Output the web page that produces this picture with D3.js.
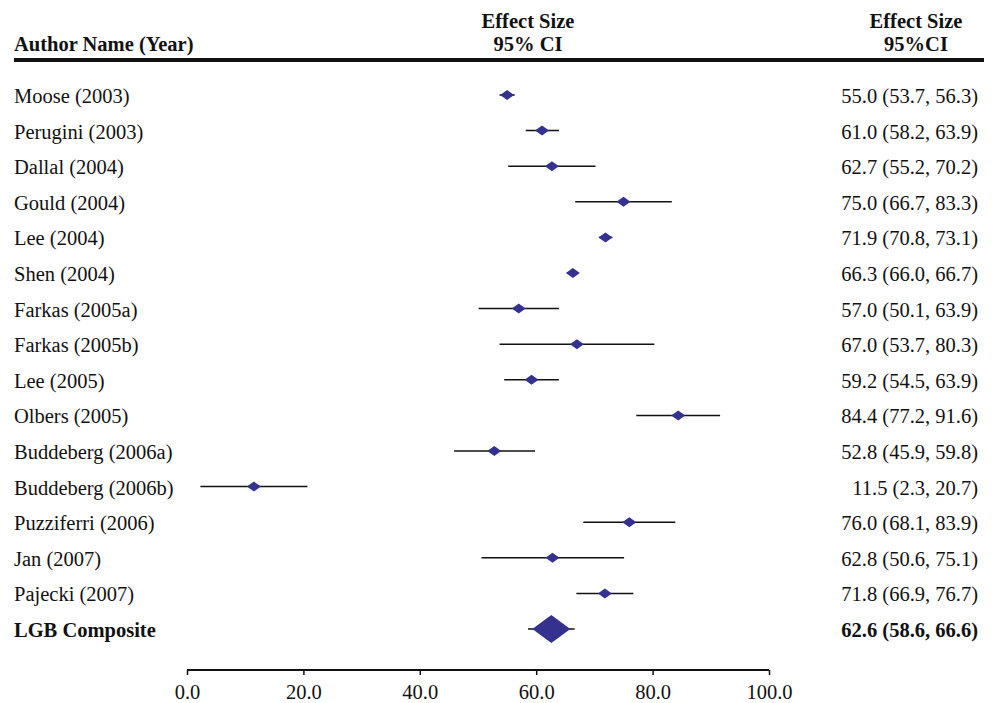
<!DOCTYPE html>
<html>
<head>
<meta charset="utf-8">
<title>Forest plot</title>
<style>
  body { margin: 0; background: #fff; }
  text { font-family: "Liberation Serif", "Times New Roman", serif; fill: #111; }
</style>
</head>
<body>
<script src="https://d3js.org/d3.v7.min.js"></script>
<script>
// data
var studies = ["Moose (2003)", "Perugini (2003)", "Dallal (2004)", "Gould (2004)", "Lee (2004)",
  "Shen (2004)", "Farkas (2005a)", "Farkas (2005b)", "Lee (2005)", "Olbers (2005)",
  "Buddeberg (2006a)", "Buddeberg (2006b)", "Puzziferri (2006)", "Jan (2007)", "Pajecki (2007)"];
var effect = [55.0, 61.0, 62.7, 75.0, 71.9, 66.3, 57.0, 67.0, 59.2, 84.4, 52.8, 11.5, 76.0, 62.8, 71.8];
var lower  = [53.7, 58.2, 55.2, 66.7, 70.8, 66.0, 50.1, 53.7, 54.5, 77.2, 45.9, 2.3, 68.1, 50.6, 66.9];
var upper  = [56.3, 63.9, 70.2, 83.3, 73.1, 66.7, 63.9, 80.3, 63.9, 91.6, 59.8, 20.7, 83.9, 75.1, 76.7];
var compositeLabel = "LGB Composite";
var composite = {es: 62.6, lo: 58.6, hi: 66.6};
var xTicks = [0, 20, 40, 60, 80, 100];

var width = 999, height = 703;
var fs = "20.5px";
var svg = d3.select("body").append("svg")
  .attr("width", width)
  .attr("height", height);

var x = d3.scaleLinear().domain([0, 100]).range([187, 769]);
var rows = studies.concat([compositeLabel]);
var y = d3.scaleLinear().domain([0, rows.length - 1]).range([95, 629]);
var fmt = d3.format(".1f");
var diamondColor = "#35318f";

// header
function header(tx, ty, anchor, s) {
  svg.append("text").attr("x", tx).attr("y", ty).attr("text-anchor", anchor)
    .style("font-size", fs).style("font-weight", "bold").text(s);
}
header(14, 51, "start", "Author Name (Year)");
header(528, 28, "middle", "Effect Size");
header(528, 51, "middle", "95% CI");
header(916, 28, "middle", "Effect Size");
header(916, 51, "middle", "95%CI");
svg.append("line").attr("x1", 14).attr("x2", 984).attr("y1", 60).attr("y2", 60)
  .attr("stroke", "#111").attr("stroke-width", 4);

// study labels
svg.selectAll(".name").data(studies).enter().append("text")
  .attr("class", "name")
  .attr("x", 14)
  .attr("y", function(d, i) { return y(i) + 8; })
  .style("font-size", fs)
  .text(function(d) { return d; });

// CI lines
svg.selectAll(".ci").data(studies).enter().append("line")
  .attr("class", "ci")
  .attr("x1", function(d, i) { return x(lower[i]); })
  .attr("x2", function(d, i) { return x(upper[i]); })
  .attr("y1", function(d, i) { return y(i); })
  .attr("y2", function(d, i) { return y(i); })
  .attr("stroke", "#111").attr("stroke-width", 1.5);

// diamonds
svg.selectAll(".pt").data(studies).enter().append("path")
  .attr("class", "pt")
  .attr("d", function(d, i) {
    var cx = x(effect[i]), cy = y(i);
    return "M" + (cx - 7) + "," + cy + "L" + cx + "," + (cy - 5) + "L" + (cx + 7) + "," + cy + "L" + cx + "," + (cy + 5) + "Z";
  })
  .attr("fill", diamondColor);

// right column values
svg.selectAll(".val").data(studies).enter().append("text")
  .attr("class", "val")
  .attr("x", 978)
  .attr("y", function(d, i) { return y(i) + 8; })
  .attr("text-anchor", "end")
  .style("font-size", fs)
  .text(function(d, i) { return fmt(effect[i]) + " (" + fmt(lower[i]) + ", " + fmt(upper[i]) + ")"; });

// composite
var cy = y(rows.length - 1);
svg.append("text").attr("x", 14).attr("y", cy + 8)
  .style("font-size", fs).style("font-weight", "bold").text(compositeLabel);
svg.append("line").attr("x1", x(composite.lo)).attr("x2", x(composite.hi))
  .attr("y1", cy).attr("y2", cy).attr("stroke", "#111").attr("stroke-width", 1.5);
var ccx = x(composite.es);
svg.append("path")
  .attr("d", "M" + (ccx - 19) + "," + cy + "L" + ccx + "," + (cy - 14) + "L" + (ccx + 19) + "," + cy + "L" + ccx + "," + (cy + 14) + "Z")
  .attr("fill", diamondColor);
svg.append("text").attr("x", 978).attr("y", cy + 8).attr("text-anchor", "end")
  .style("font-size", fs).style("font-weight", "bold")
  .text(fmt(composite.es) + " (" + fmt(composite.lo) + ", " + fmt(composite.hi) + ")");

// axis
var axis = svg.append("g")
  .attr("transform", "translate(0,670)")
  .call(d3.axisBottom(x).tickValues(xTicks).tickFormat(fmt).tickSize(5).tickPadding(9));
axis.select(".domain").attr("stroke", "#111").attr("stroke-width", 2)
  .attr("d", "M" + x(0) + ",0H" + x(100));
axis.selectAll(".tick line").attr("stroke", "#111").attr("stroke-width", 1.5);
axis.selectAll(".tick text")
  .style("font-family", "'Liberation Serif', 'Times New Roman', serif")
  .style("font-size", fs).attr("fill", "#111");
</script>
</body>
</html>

********************

• **Required task**: Copy the listing over exactly, skipping the pictures it holds.

• **Result for this exercise**:
Output the web page that produces this picture with D3.js.
<!DOCTYPE html>
<html>
<head>
<meta charset="utf-8">
<title>Forest plot</title>
<style>
  body { margin: 0; background: #fff; }
  text { font-family: "Liberation Serif", "Times New Roman", serif; fill: #111; }
</style>
</head>
<body>
<script src="https://d3js.org/d3.v7.min.js"></script>
<script>
// data
var studies = ["Moose (2003)", "Perugini (2003)", "Dallal (2004)", "Gould (2004)", "Lee (2004)",
  "Shen (2004)", "Farkas (2005a)", "Farkas (2005b)", "Lee (2005)", "Olbers (2005)",
  "Buddeberg (2006a)", "Buddeberg (2006b)", "Puzziferri (2006)", "Jan (2007)", "Pajecki (2007)"];
var effect = [55.0, 61.0, 62.7, 75.0, 71.9, 66.3, 57.0, 67.0, 59.2, 84.4, 52.8, 11.5, 76.0, 62.8, 71.8];
var lower  = [53.7, 58.2, 55.2, 66.7, 70.8, 66.0, 50.1, 53.7, 54.5, 77.2, 45.9, 2.3, 68.1, 50.6, 66.9];
var upper  = [56.3, 63.9, 70.2, 83.3, 73.1, 66.7, 63.9, 80.3, 63.9, 91.6, 59.8, 20.7, 83.9, 75.1, 76.7];
var compositeLabel = "LGB Composite";
var composite = {es: 62.6, lo: 58.6, hi: 66.6};
var xTicks = [0, 20, 40, 60, 80, 100];

var width = 999, height = 703;
var fs = "20.5px";
var svg = d3.select("body").append("svg")
  .attr("width", width)
  .attr("height", height);

var x = d3.scaleLinear().domain([0, 100]).range([187, 769]);
var rows = studies.concat([compositeLabel]);
var y = d3.scaleLinear().domain([0, rows.length - 1]).range([95, 629]);
var fmt = d3.format(".1f");
var diamondColor = "#35318f";

// header
function header(tx, ty, anchor, s) {
  svg.append("text").attr("x", tx).attr("y", ty).attr("text-anchor", anchor)
    .style("font-size", fs).style("font-weight", "bold").text(s);
}
header(14, 51, "start", "Author Name (Year)");
header(528, 28, "middle", "Effect Size");
header(528, 51, "middle", "95% CI");
header(916, 28, "middle", "Effect Size");
header(916, 51, "middle", "95%CI");
svg.append("line").attr("x1", 14).attr("x2", 984).attr("y1", 60).attr("y2", 60)
  .attr("stroke", "#111").attr("stroke-width", 4);

// study labels
svg.selectAll(".name").data(studies).enter().append("text")
  .attr("class", "name")
  .attr("x", 14)
  .attr("y", function(d, i) { return y(i) + 8; })
  .style("font-size", fs)
  .text(function(d) { return d; });

// CI lines
svg.selectAll(".ci").data(studies).enter().append("line")
  .attr("class", "ci")
  .attr("x1", function(d, i) { return x(lower[i]); })
  .attr("x2", function(d, i) { return x(upper[i]); })
  .attr("y1", function(d, i) { return y(i); })
  .attr("y2", function(d, i) { return y(i); })
  .attr("stroke", "#111").attr("stroke-width", 1.5);

// diamonds
svg.selectAll(".pt").data(studies).enter().append("path")
  .attr("class", "pt")
  .attr("d", function(d, i) {
    var cx = x(effect[i]), cy = y(i);
    return "M" + (cx - 7) + "," + cy + "L" + cx + "," + (cy - 5) + "L" + (cx + 7) + "," + cy + "L" + cx + "," + (cy + 5) + "Z";
  })
  .attr("fill", diamondColor);

// right column values
svg.selectAll(".val").data(studies).enter().append("text")
  .attr("class", "val")
  .attr("x", 978)
  .attr("y", function(d, i) { return y(i) + 8; })
  .attr("text-anchor", "end")
  .style("font-size", fs)
  .text(function(d, i) { return fmt(effect[i]) + " (" + fmt(lower[i]) + ", " + fmt(upper[i]) + ")"; });

// composite
var cy = y(rows.length - 1);
svg.append("text").attr("x", 14).attr("y", cy + 8)
  .style("font-size", fs).style("font-weight", "bold").text(compositeLabel);
svg.append("line").attr("x1", x(composite.lo)).attr("x2", x(composite.hi))
  .attr("y1", cy).attr("y2", cy).attr("stroke", "#111").attr("stroke-width", 1.5);
var ccx = x(composite.es);
svg.append("path")
  .attr("d", "M" + (ccx - 19) + "," + cy + "L" + ccx + "," + (cy - 14) + "L" + (ccx + 19) + "," + cy + "L" + ccx + "," + (cy + 14) + "Z")
  .attr("fill", diamondColor);
svg.append("text").attr("x", 978).attr("y", cy + 8).attr("text-anchor", "end")
  .style("font-size", fs).style("font-weight", "bold")
  .text(fmt(composite.es) + " (" + fmt(composite.lo) + ", " + fmt(composite.hi) + ")");

// axis
var axis = svg.append("g")
  .attr("transform", "translate(0,670)")
  .call(d3.axisBottom(x).tickValues(xTicks).tickFormat(fmt).tickSize(5).tickPadding(9));
axis.select(".domain").attr("stroke", "#111").attr("stroke-width", 2)
  .attr("d", "M" + x(0) + ",0H" + x(100));
axis.selectAll(".tick line").attr("stroke", "#111").attr("stroke-width", 1.5);
axis.selectAll(".tick text")
  .style("font-family", "'Liberation Serif', 'Times New Roman', serif")
  .style("font-size", fs).attr("fill", "#111");
</script>
</body>
</html>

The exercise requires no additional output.